I want to replace all multiple hyphens with just one hyphen.
import re
astr='My---sun--is------very-big---.'
print(re.sub('-+','-',astr))
# My-sun-is-very-big-.
If you want to replace any run of consecutive characters, you can use
>>> import re
>>> a = "AA---BC++++DDDD-EE$$$$FF"
>>> print(re.sub(r"(.)\1+",r"\1",a))
A-BC+D-E$F
If you only want to coalesce non-word-characters, use
>>> print(re.sub(r"(\W)\1+",r"\1",a))
AA-BC+DDDD-EE$FF
If it's really just hyphens, I recommend unutbu's solution.
If you really only want to coalesce hyphens, use the other suggestions.
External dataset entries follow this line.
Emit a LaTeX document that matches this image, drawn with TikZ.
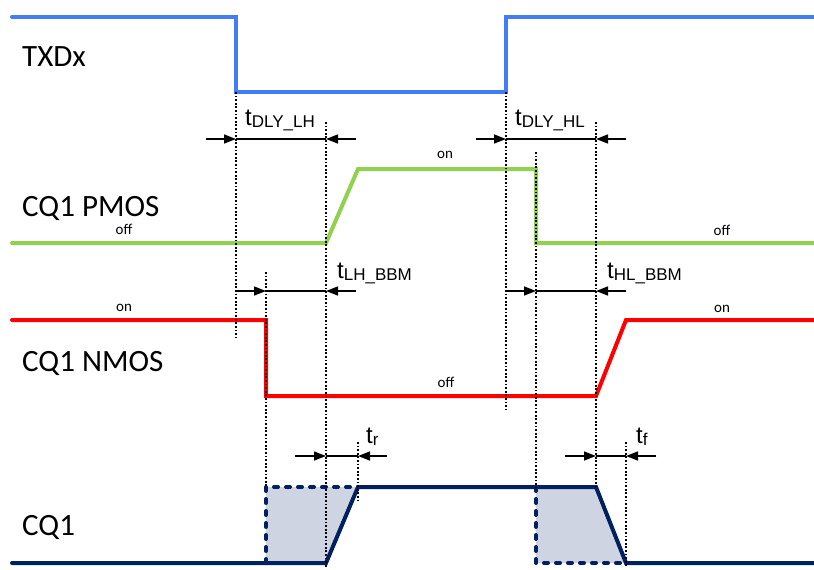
\documentclass[tikz,border=0pt]{standalone}
\usepackage{fontspec}
\setmainfont{Carlito}
\newfontfamily\arialf{Liberation Sans}
\usetikzlibrary{arrows.meta}
\definecolor{txblue}{RGB}{66,125,245}
\definecolor{pgreen}{RGB}{146,208,80}
\definecolor{nred}{RGB}{255,0,0}
\definecolor{cqnavy}{RGB}{0,32,96}
\definecolor{cqfill}{RGB}{206,212,226}
\tikzset{
  sig/.style={line width=4pt, line cap=round, line join=miter},
  guide/.style={black, line width=1.6pt, dash pattern=on 1.8pt off 1.8pt},
  dimline/.style={black, line width=1.4pt},
  dimtip/.style={black, line width=1.4pt, -{Triangle[length=12pt,width=9pt]}},
  edgedash/.style={cqnavy, line width=4pt, line cap=round, dash pattern=on 4pt off 8pt},
  biglabel/.style={anchor=base west, inner sep=0pt, font=\fontsize{31}{36}\selectfont},
  statelabel/.style={anchor=base, inner sep=0pt, font=\fontsize{15}{18}\selectfont},
  tlabel/.style={anchor=base west, inner sep=0pt, font=\arialf\fontsize{24}{28}\selectfont}
}
\newcommand{\tsub}[1]{\raisebox{-2pt}{\fontsize{17}{19}\selectfont #1}}
\begin{document}
\begin{tikzpicture}[x=1pt,y=-1pt]
\useasboundingbox (0,0) rectangle (814,570);

% shaded regions under CQ1
\fill[cqfill] (266,487) -- (358,487) -- (326,563) -- (266,563) -- cycle;
\fill[cqfill] (536,487) -- (596,487) -- (626,563) -- (536,563) -- cycle;
\draw[edgedash] (266,563) -- (266,487) -- (358,487);
\draw[edgedash] (536,487) -- (536,563) -- (626,563);

% signals
\draw[sig, txblue] (12,17) -- (236,17) -- (236,92) -- (506,92) -- (506,17) -- (814,17);
\draw[sig, pgreen] (12,243) -- (326,243) -- (358,169) -- (536,169) -- (536,243) -- (814,243);
\draw[sig, nred] (12,320) -- (266,320) -- (266,396) -- (596,396) -- (626,320) -- (814,320);
\draw[sig, cqnavy] (12,563) -- (326,563) -- (358,487) -- (596,487) -- (626,563) -- (814,563);

% guide lines
\draw[guide] (236,92) -- (236,337);
\draw[guide] (326,122) -- (326,567);
\draw[guide] (266,272) -- (266,487);
\draw[guide] (358,442) -- (358,503);
\draw[guide] (506,92) -- (506,410);
\draw[guide] (536,152) -- (536,487);
\draw[guide] (596,122) -- (596,487);
\draw[guide] (626,442) -- (626,567);

% signal names
\node[biglabel] (ltx) at (22,66) {TXDx};
\node[biglabel] (lpm) at (22,216) {CQ1 PMOS};
\node[biglabel] (lnm) at (22,371) {CQ1 NMOS};
\node[biglabel] (lcq) at (22,535) {CQ1};

% state labels
\node[statelabel] (s1) at (124,234) {off};
\node[statelabel] (s2) at (445,158) {on};
\node[statelabel] (s3) at (722,235) {off};
\node[statelabel] (s4) at (124,311) {on};
\node[statelabel] (s5) at (446,387) {off};
\node[statelabel] (s6) at (722,312) {on};

% dimension: tDLY_LH
\coordinate (a1) at (206,139); \coordinate (a2) at (236,139);
\coordinate (a3) at (326,139); \coordinate (a4) at (356,139);
\draw[dimtip] (a1) -- (a2); \draw[dimline] (a2) -- (a3); \draw[dimtip] (a4) -- (a3);
\node[tlabel] (tdlh) at (245,125) {t\tsub{DLY\_LH}};

% dimension: tDLY_HL
\coordinate (b1) at (476,139); \coordinate (b2) at (506,139);
\coordinate (b3) at (596,139); \coordinate (b4) at (626,139);
\draw[dimtip] (b1) -- (b2); \draw[dimline] (b2) -- (b3); \draw[dimtip] (b4) -- (b3);
\node[tlabel] (tdhl) at (515,125) {t\tsub{DLY\_HL}};

% dimension: tLH_BBM
\coordinate (c1) at (236,291); \coordinate (c2) at (266,291);
\coordinate (c3) at (326,291); \coordinate (c4) at (356,291);
\draw[dimtip] (c1) -- (c2); \draw[dimline] (c2) -- (c3); \draw[dimtip] (c4) -- (c3);
\node[tlabel] (tlhb) at (337,278) {t\tsub{LH\_BBM}};

% dimension: tHL_BBM
\coordinate (d1) at (506,291); \coordinate (d2) at (536,291);
\coordinate (d3) at (596,291); \coordinate (d4) at (626,291);
\draw[dimtip] (d1) -- (d2); \draw[dimline] (d2) -- (d3); \draw[dimtip] (d4) -- (d3);
\node[tlabel] (thlb) at (607,278) {t\tsub{HL\_BBM}};

% dimension: tr
\coordinate (e1) at (295,456); \coordinate (e2) at (326,456);
\coordinate (e3) at (358,456); \coordinate (e4) at (387,456);
\draw[dimtip] (e1) -- (e2); \draw[dimline] (e2) -- (e3); \draw[dimtip] (e4) -- (e3);
\node[tlabel] (ttr) at (366,443) {t\tsub{r}};

% dimension: tf
\coordinate (f1) at (565,456); \coordinate (f2) at (596,456);
\coordinate (f3) at (626,456); \coordinate (f4) at (656,456);
\draw[dimtip] (f1) -- (f2); \draw[dimline] (f2) -- (f3); \draw[dimtip] (f4) -- (f3);
\node[tlabel] (ttf) at (636,443) {t\tsub{f}};
\end{tikzpicture}
\end{document}
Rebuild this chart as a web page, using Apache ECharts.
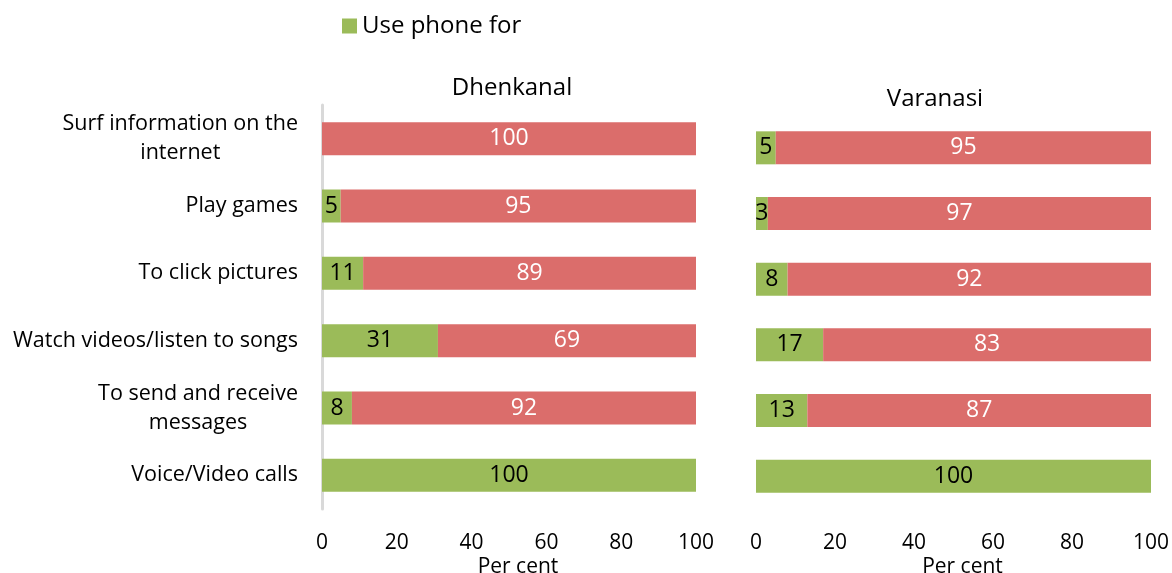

Otherwise you can write your own function, something like this:
>>> def coalesce(x):
... n = []
... for c in x:
... if not n or c != n[-1]:
... n.append(c)
... return ''.join(n)
...
>>> coalesce('My---sun--is------very-big---.')
'My-sun-is-very-big-.'
>>> coalesce('aaabbbccc')
'abc'
As usual, there's a nice itertools solution, using groupby:
>>> from itertools import groupby
>>> s = 'aaaaa----bbb-----cccc----d-d-d'
>>> ''.join(key for key, group in groupby(s))
'a-b-c-d-d-d'
How about:
>>> import re
>>> re.sub("-+", "-", "My---sun--is------very-big---.")
'My-sun-is-very-big-.'
the regular expression "-+" will look for 1 or more "-".
re.sub('-+', '-', "My---sun--is------very-big---")
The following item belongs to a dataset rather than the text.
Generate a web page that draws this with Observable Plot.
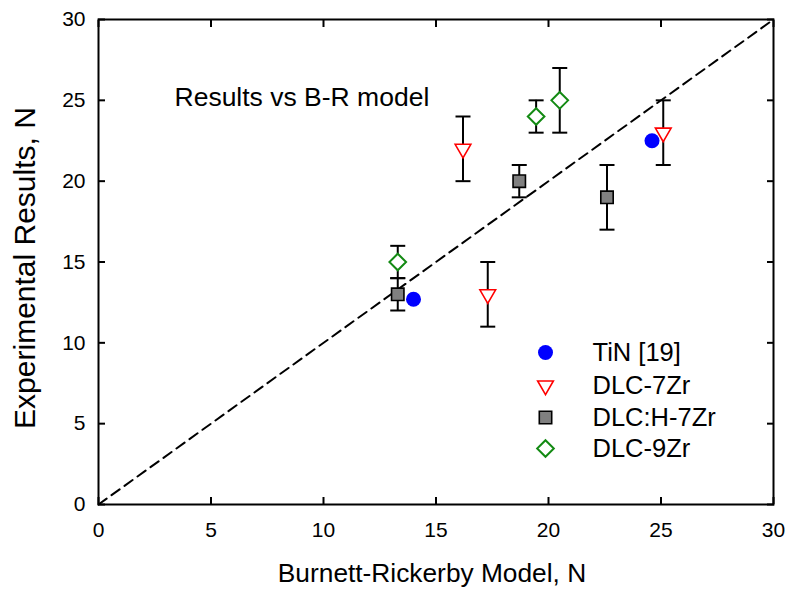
<!DOCTYPE html>
<html>
<head>
<meta charset="utf-8">
<script src="https://cdn.jsdelivr.net/npm/d3@7"></script>
<script src="https://cdn.jsdelivr.net/npm/@observablehq/plot@0.6"></script>
<style>
  html, body { margin: 0; padding: 0; background: #fff; }
  #chart svg { display: block; }
</style>
</head>
<body>
<div id="chart"></div>
<script>
// ---- data ----
const seriesNames = ["TiN [19]", "DLC-7Zr", "DLC:H-7Zr", "DLC-9Zr"];

const tinX = [14.0, 24.6];
const tinY = [12.7, 22.5];

const dlc7X  = [16.2, 17.3, 25.1];
const dlc7Y  = [22, 13, 23];
const dlc7Lo = [20, 11, 21];
const dlc7Hi = [24, 15, 25];

const dlcH7X  = [13.3, 18.7, 22.6];
const dlcH7Y  = [13, 20, 19];
const dlcH7Lo = [12, 19, 17];
const dlcH7Hi = [14, 21, 21];

const dlc9X  = [13.3, 19.45, 20.5];
const dlc9Y  = [15, 24, 25];
const dlc9Lo = [14, 23, 23];
const dlc9Hi = [16, 25, 27];

const diagX = [0, 30];
const diagY = [0, 30];

const xTicks = [0, 5, 10, 15, 20, 25, 30];
const yTicks = [0, 5, 10, 15, 20, 25, 30];

// ---- build tables ----
const rows = (xs, ys, lo, hi) => xs.map((x, i) => ({x, y: ys[i], lo: lo ? lo[i] : null, hi: hi ? hi[i] : null}));
const tin = rows(tinX, tinY);
const dlc7 = rows(dlc7X, dlc7Y, dlc7Lo, dlc7Hi);
const dlcH7 = rows(dlcH7X, dlcH7Y, dlcH7Lo, dlcH7Hi);
const dlc9 = rows(dlc9X, dlc9Y, dlc9Lo, dlc9Hi);
const withErr = [...dlc7, ...dlcH7, ...dlc9];
const diag = diagX.map((x, i) => ({x, y: diagY[i]}));

const capSymbol = {
  draw(context, size) {
    const w = Math.sqrt(size / Math.PI);
    context.moveTo(-w, 0);
    context.lineTo(w, 0);
  }
};

const font = "'Liberation Sans', Arial, Helvetica, sans-serif";

const legendStyles = [
  {symbol: "circle", fill: "#0000ff", stroke: "none", r: 7.5, rotate: 0, sw: 0},
  {symbol: "triangle2", fill: "white", stroke: "#ff0000", r: 7.5, rotate: 180, sw: 1.6},
  {symbol: "square", fill: "#808080", stroke: "black", r: 7, rotate: 0, sw: 1.6},
  {symbol: "diamond2", fill: "white", stroke: "#138a13", r: 7.5, rotate: 0, sw: 2}
];
const legendDy = [333, 366, 398, 429];

const legendMarks = seriesNames.flatMap((name, i) => {
  const s = legendStyles[i];
  return [
    Plot.dot([name], {frameAnchor: "top-left", dx: 447, dy: legendDy[i], symbol: s.symbol, fill: s.fill, stroke: s.stroke, strokeWidth: s.sw, r: s.r, rotate: s.rotate}),
    Plot.text([name], {frameAnchor: "top-left", dx: 494, dy: legendDy[i], text: d => d, textAnchor: "start", lineAnchor: "middle", fontSize: 25.5, fill: "black"})
  ];
});

const chart = Plot.plot({
  width: 791,
  height: 592,
  marginTop: 19,
  marginRight: 18,
  marginBottom: 88,
  marginLeft: 98,
  style: {fontFamily: font, color: "black", background: "white", overflow: "visible"},
  x: {domain: [0, 30], ticks: xTicks},
  y: {domain: [0, 30], ticks: yTicks},
  marks: [
    // inward ticks on all four sides
    Plot.axisX(xTicks, {anchor: "bottom", tickSize: -7, strokeWidth: 2, text: null, label: null}),
    Plot.axisX(xTicks, {anchor: "top", tickSize: -7, strokeWidth: 2, text: null, label: null}),
    Plot.axisY(yTicks, {anchor: "left", tickSize: -7, strokeWidth: 2, text: null, label: null}),
    Plot.axisY(yTicks, {anchor: "right", tickSize: -7, strokeWidth: 2, text: null, label: null}),
    // tick labels
    Plot.axisX(xTicks, {anchor: "bottom", tickSize: 0, tickPadding: 18, fontSize: 21, label: null}),
    Plot.axisY(yTicks, {anchor: "left", tickSize: 0, tickPadding: 13, fontSize: 21, label: null}),
    // axis titles
    Plot.text(["Burnett-Rickerby Model, N"], {frameAnchor: "bottom", dx: -4, dy: 69, text: d => d, textAnchor: "middle", fontSize: 26.3, lineAnchor: "middle", fill: "black"}),
    Plot.text(["Experimental Results, N"], {frameAnchor: "left", dx: -73, dy: 6, rotate: -90, text: d => d, textAnchor: "middle", fontSize: 30, lineAnchor: "middle", fill: "black"}),
    // annotation
    Plot.text(["Results vs B-R model"], {frameAnchor: "top-left", dx: 76, dy: 78, text: d => d, textAnchor: "start", lineAnchor: "middle", fontSize: 26.5, fill: "black"}),
    // 1:1 line
    Plot.line(diag, {x: "x", y: "y", stroke: "black", strokeWidth: 2, strokeDasharray: "10,6"}),
    // error bars
    Plot.ruleX(withErr, {x: "x", y1: "lo", y2: "hi", stroke: "black", strokeWidth: 2}),
    Plot.dot(withErr, {x: "x", y: "lo", symbol: capSymbol, r: 7.5, stroke: "black", strokeWidth: 2}),
    Plot.dot(withErr, {x: "x", y: "hi", symbol: capSymbol, r: 7.5, stroke: "black", strokeWidth: 2}),
    // markers
    Plot.dot(tin, {x: "x", y: "y", symbol: "circle", r: 7.5, fill: "#0000ff", stroke: "none"}),
    Plot.dot(dlc7, {x: "x", y: "y", symbol: "triangle2", r: 7.5, rotate: 180, fill: "white", stroke: "#ff0000", strokeWidth: 1.6}),
    Plot.dot(dlcH7, {x: "x", y: "y", symbol: "square", r: 7, fill: "#808080", stroke: "black", strokeWidth: 1.6}),
    Plot.dot(dlc9, {x: "x", y: "y", symbol: "diamond2", r: 7.5, fill: "white", stroke: "#138a13", strokeWidth: 2}),
    // legend
    ...legendMarks,
    Plot.frame({stroke: "black", strokeWidth: 2})
  ]
});

document.getElementById("chart").appendChild(chart);
</script>
</body>
</html>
How about an alternate without the re module:
'-'.join(filter(lambda w: len(w) > 0, 'My---sun--is------very-big---.'.split("-")))
Or going with Tim and FogleBird's previous suggestion, here's a more general method:
def coalesce_factory(x):
return lambda sent: x.join(filter(lambda w: len(w) > 0, sent.split(x)))
hyphen_coalesce = coalesce_factory("-")
hyphen_coalesce('My---sun--is------very-big---.')
Though personally, I would use the re module first :)
mcpeterson
Another simple solution is the String object's replace function.
while '--' in astr:
astr = astr.replace('--','-')
if you don't want to use regular expressions:
my_string = my_string.split('-')
my_string = filter(None, my_string)
my_string = '-'.join(my_string)
I have
my_str = 'a, b,,,,, c, , , d'
I want
'a,b,c,d'
compress all the blanks (the "replace" bit), then split on the comma, then if not None join with a comma in between:
my_str_2 = ','.join([i for i in my_str.replace(" ", "").split(',') if i])